Using the Royal Shakespeare Company (RSC) ‘rehearsal room pedagogy’, the classroom becomes a theatre company.

We don’t want to turn our students into actors. The ‘company’ is about teamwork, building confidence and them feeling part of something.

Some students have no English at all when they start, and the learner profile has changed over time. When I started, we had a lot of Eastern European students. Now we have many unaccompanied asylum-seeking children from Afghanistan, Kurdistan, Iran and Iraq.

I always say I’ve got two jobs; teaching English, and helping students feel settled and secure in the UK. For those who don’t have family here, it’s about creating that family atmosphere within the classroom, making them feel like they belong and helping them understand society and British values.

Shakespeare helps with that in a way I didn’t predict. People say, Shakespeare for ESOL?! Even native speakers struggle. But the way we do it makes it accessible.

This year we’re doing Hamlet. The RSC give us a script, then I can edit it down. For E3 and L1, we use the original Shakespeare. For E1 and E2, I rewrite it in very simple English. Then we explore the themes: love and loyalty, relationships, family.

Everyone can relate to those themes. In the safety of the classroom, they bring their own understanding to it. This week we were talking about “to be or not to be”. Students turned it into choices they face: to be or not to be a good student, to be or not to be successful, to be or not to be honest.

At the end of the year, we put on a show. Students take part in the lessons, and the ones who want to perform learn lines. It’s brought cohesion into the department. Students with higher-level language support the lower-level students, and lower-level students want to reach up, even with Shakespearean English, because there’s a kudos in doing it.

There are transferable skills. The techniques we use to unpick Shakespeare help students later with GCSE, because they learn how to handle unfamiliar vocabulary and work out what a speech is really saying.

When we won the Bell Foundation Prize for Excellence in Teaching ESOL, students from previous years told me the difference it had made to them wasn’t about acting but confidence. Former students are now qualifying as nurses, doctors, engineers and IT specialists.

We work with Bradford’s Alhambra Theatre, which offers students the chance to attend workshops and shows. Whilst watching a pantomime, an Afghani student whose father had been kidnapped she said that she forgot all her stress.

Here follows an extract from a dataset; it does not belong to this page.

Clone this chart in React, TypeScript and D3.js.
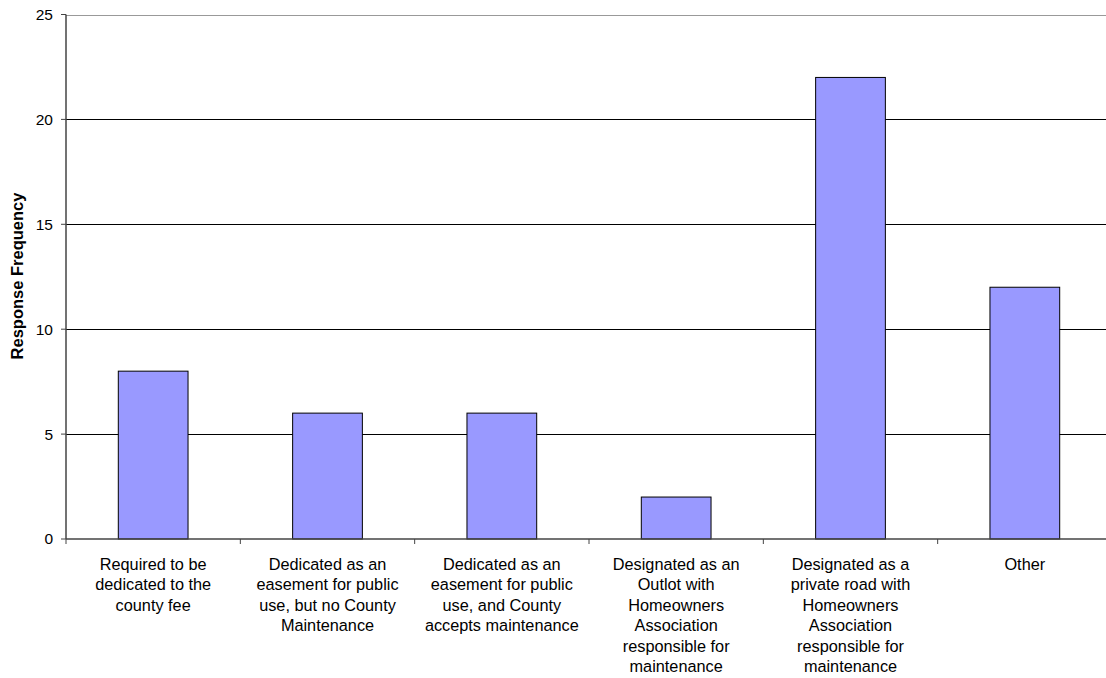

There’s a lot of negativity about immigrants and asylum seekers on social media these days. But when you meet these young people, you see that they are amazing: they want to work hard and positively contribute to our community.

Shakespeare’s work, even four centuries on, is helping to support growth in confidence, belonging and an understanding what’s possible for our students’ future selves – and that’s amazing too.